= Firearm and Sword Possession Control Law =

The Firearm and Sword Possession Control Law (銃砲刀剣類所持等取締法, Jūhō Tōken-rui Shoji-tō Torishimari-hō) is a 1958 Japanese law concerning firearms (and firearm parts/ammunition) and bladed weapons. It was enacted in 1958 and revised a number of times, most recently in 2008.

== Background ==
Gun and sword control started in Japan as early as the late 16th century under Toyotomi Hideyoshi in order to disarm peasants and control uprisings. Since then, control on guns became increasingly strict for civilians, leading to a number of revisions and new laws during the Meiji Restoration. After World War II, the Japanese military was disarmed, which led to the Japanese government eventually enacting the Swords and Firearms Possession Control Law in 1958 to prevent gang fights involving guns and swords.

== Contents ==
The initial law was enacted in 1958 with the stated purpose of "safety regulations necessary for the prevention of harm related to the possession and use of firearms and swords". The regulations and prohibitions within largely concern the possession, use, import, discharge, conveyance, receipt, and sale of firearms and firearm parts, including regulations to follow in order to obtain permission to have a gun, but retains past restrictions on swords and other bladed weapons. Handguns are completely prohibited.

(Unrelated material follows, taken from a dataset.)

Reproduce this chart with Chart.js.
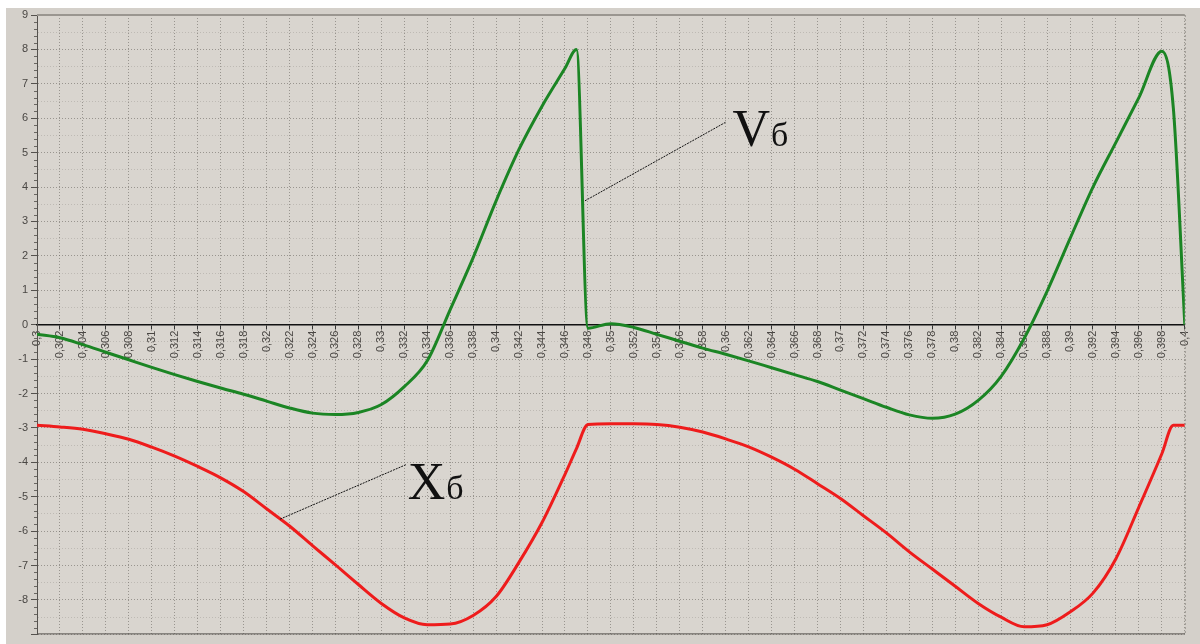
<!DOCTYPE html>
<html>
<head>
<meta charset="utf-8">
<script src="https://cdn.jsdelivr.net/npm/chart.js@4.4.0/dist/chart.umd.min.js"></script>
<style>
  html, body { margin: 0; padding: 0; background: #fff; }
  #wrap { width: 1200px; height: 644px; }
</style>
</head>
<body>
<div id="wrap"><canvas id="chart" width="1200" height="644"></canvas></div>
<script>
// time, s
const xs = [0.300, 0.302, 0.304, 0.306, 0.308, 0.310, 0.312, 0.314, 0.316, 0.318,
            0.320, 0.322, 0.324, 0.326, 0.328, 0.330, 0.332, 0.334, 0.336, 0.338,
            0.340, 0.342, 0.344, 0.346, 0.347, 0.348, 0.350, 0.352, 0.354, 0.356,
            0.358, 0.360, 0.362, 0.364, 0.366, 0.368, 0.370, 0.372, 0.374, 0.376,
            0.378, 0.380, 0.382, 0.384, 0.386, 0.388, 0.390, 0.392, 0.394, 0.396,
            0.398, 0.399, 0.400];

// Vб (green)
const vb = [-0.28, -0.38, -0.58, -0.80, -1.02, -1.24, -1.45, -1.65, -1.84, -2.02,
            -2.22, -2.42, -2.57, -2.61, -2.55, -2.32, -1.80, -1.05, 0.44, 1.95,
            3.60, 5.10, 6.35, 7.45, 8.00, -0.10, 0.03, -0.08, -0.28, -0.48,
            -0.68, -0.86, -1.05, -1.25, -1.45, -1.65, -1.90, -2.15, -2.40, -2.62,
            -2.72, -2.60, -2.20, -1.50, -0.40, 0.97, 2.50, 4.00, 5.30, 6.60,
            7.95, 6.30, 0.00];

// Xб (red)
const xb = [-2.92, -2.97, -3.04, -3.17, -3.33, -3.56, -3.82, -4.12, -4.45, -4.85,
            -5.35, -5.85, -6.42, -6.98, -7.55, -8.10, -8.52, -8.72, -8.70, -8.45,
            -7.90, -6.90, -5.75, -4.35, -3.60, -2.90, -2.88, -2.88, -2.90, -2.98,
            -3.12, -3.32, -3.55, -3.85, -4.20, -4.62, -5.05, -5.55, -6.05, -6.60,
            -7.10, -7.60, -8.10, -8.50, -8.78, -8.72, -8.35, -7.80, -6.80, -5.30,
            -3.75, -2.92, -2.92];

// callouts: name, subscript, leader line start / end, text position (data units)
const annoText = ['V', 'X'];
const annoSub = ['б', 'б'];
const annoFrom = [[0.34774, 3.6], [0.32118, -5.65]];
const annoTo = [[0.35998, 5.88], [0.3322, -4.06]];
const annoAt = [[0.3606, 5.19], [0.3323, -5.07]];

function pts(ys) {
    return xs.map((x, i) => ({ x: x, y: ys[i] }));
}

const backdrop = {
    id: 'backdrop',
    beforeDraw(chart) {
        const { ctx, chartArea: a } = chart;
        ctx.save();
        ctx.fillStyle = '#ffffff';
        ctx.fillRect(0, 0, chart.width, chart.height);
        ctx.fillStyle = '#d4d0ca';
        ctx.fillRect(6, 8, chart.width - 6, chart.height - 8);
        ctx.fillStyle = '#d9d5cf';
        ctx.fillRect(a.left, a.top, a.right - a.left, a.bottom - a.top);
        ctx.restore();
    },
    beforeDatasetsDraw(chart) {
        const { ctx, chartArea: a, scales } = chart;
        ctx.save();
        // frame
        ctx.strokeStyle = '#9a9690';
        ctx.lineWidth = 2;
        ctx.beginPath();
        ctx.moveTo(a.left, a.top);
        ctx.lineTo(a.right, a.top);
        ctx.stroke();
        ctx.lineWidth = 1;
        ctx.setLineDash([2, 2]);
        ctx.beginPath();
        ctx.moveTo(a.right + 0.5, a.top);
        ctx.lineTo(a.right + 0.5, a.bottom);
        ctx.stroke();
        ctx.setLineDash([]);
        ctx.strokeStyle = '#55524e';
        ctx.beginPath();
        ctx.moveTo(a.left, a.bottom - 0.5);
        ctx.lineTo(a.right, a.bottom - 0.5);
        ctx.stroke();
        // minor ticks on the value axis
        const y = scales.y;
        ctx.strokeStyle = '#6a6762';
        for (let k = -45; k <= 45; k++) {
            if (k % 5 === 0) continue;
            const py = Math.round(y.getPixelForValue(k / 5)) + 0.5;
            ctx.beginPath();
            ctx.moveTo(a.left - 3, py);
            ctx.lineTo(a.left, py);
            ctx.stroke();
        }
        ctx.restore();
    },
    afterDatasetsDraw(chart) {
        const { ctx, scales } = chart;
        const sx = scales.x, sy = scales.y;
        ctx.save();
        ctx.strokeStyle = '#111';
        ctx.lineWidth = 1;
        ctx.setLineDash([2, 1]);
        annoText.forEach((t, i) => {
            ctx.beginPath();
            ctx.moveTo(sx.getPixelForValue(annoFrom[i][0]), sy.getPixelForValue(annoFrom[i][1]));
            ctx.lineTo(sx.getPixelForValue(annoTo[i][0]), sy.getPixelForValue(annoTo[i][1]));
            ctx.stroke();
            const px = sx.getPixelForValue(annoAt[i][0]);
            const py = sy.getPixelForValue(annoAt[i][1]);
            ctx.fillStyle = '#111';
            ctx.textBaseline = 'alphabetic';
            ctx.textAlign = 'left';
            ctx.font = '52px "Liberation Serif", "Times New Roman", serif';
            ctx.fillText(t, px, py);
            const w = ctx.measureText(t).width;
            ctx.font = '34px "Liberation Serif", "Times New Roman", serif';
            ctx.fillText(annoSub[i], px + w + 1, py);
        });
        ctx.restore();
    }
};

new Chart(document.getElementById('chart'), {
    type: 'line',
    data: {
        datasets: [{
            label: 'Vб',
            data: pts(vb),
            borderColor: '#1b8524',
            borderWidth: 3,
            pointRadius: 0,
            cubicInterpolationMode: 'monotone'
        }, {
            label: 'Xб',
            data: pts(xb),
            borderColor: '#ee1c1c',
            borderWidth: 3,
            pointRadius: 0,
            cubicInterpolationMode: 'monotone'
        }]
    },
    options: {
        responsive: false,
        animation: false,
        layout: { padding: { top: 15, right: 11, bottom: 6, left: 0 } },
        plugins: {
            legend: { display: false },
            tooltip: { enabled: false }
        },
        scales: {
            x: {
                type: 'linear',
                position: { y: 0 },
                min: 0.3,
                max: 0.4,
                afterFit: (s) => { s.height = 0; },
                ticks: {
                    stepSize: 0.002,
                    autoSkip: false,
                    minRotation: 90,
                    maxRotation: 90,
                    padding: 2,
                    color: '#4a4744',
                    font: { family: 'Liberation Sans, Arial, sans-serif', size: 11 },
                    callback: (v) => parseFloat(Number(v).toFixed(3)).toString().replace('.', ',')
                },
                grid: {
                    color: 'rgba(110,106,100,0.6)',
                    lineWidth: 1,
                    tickLength: 4,
                    tickColor: '#333'
                },
                border: { display: true, color: '#111', width: 1.5, dash: [1, 2] }
            },
            y: {
                min: -9,
                max: 9,
                afterFit: (s) => { s.width = 37; },
                ticks: {
                    stepSize: 0.5,
                    padding: 3,
                    color: '#4a4744',
                    font: { family: 'Liberation Sans, Arial, sans-serif', size: 11 },
                    callback: (v) => (Number.isInteger(v) && v !== -9) ? String(v) : ''
                },
                grid: {
                    color: (c) => Number.isInteger(c.tick.value) ? 'rgba(110,106,100,0.6)' : 'rgba(110,106,100,0.25)',
                    tickColor: (c) => Number.isInteger(c.tick.value) ? '#55524e' : 'rgba(0,0,0,0)',
                    tickLength: 6
                },
                border: { display: true, color: '#55524e', width: 1, dash: [1, 2] }
            }
        }
    },
    plugins: [backdrop]
});
</script>
</body>
</html>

The law has been amended multiple times in response to various incidents involving guns. Major revisions include the addition of a ban on importation and raising the age to own a hunting rifle in 1965, and tighter restrictions on shotguns and the shortening of acceptable double-edged blades and daggers to 5.5 cm in response to attacks in 2008.

== Effects on society ==
Due to the tight control of firearms, very few people in Japan own a gun. Additionally, gun-related crimes are extremely low; in the past 30 years, the year with the highest amount of gun-related deaths was 39 in 2001, and as low as 4 in 2009.

Japan as a whole is largely uninterested in firearms. The country's culture doesn't have a history of widespread gun ownership by citizens. Instead, historic influence have made weapons to be seen as "the mark of the rulers, not the ruled". The public's perception is that guns are inherently dangerous and need to be controlled.

Police stations have guns kept in locked cases, but police very rarely use them. Even during student riots involving Molotov cocktails, the police did not employ any guns. Graduating police officers most often choose Judo and Kendo over firearms training.

The effect on organized crime is that Yakuza syndicates still employ Walther P38 and Tokarev pistols from the 20th century, mainly smuggled in from China, Russia and North Korea. The cheap cost of such antiquated guns (compared to the high cost of more modern guns on the black market), as well as the Yakuza's cultural preference for traditional Japanese swords, explain their continued reliance on the aforementioned handgun models.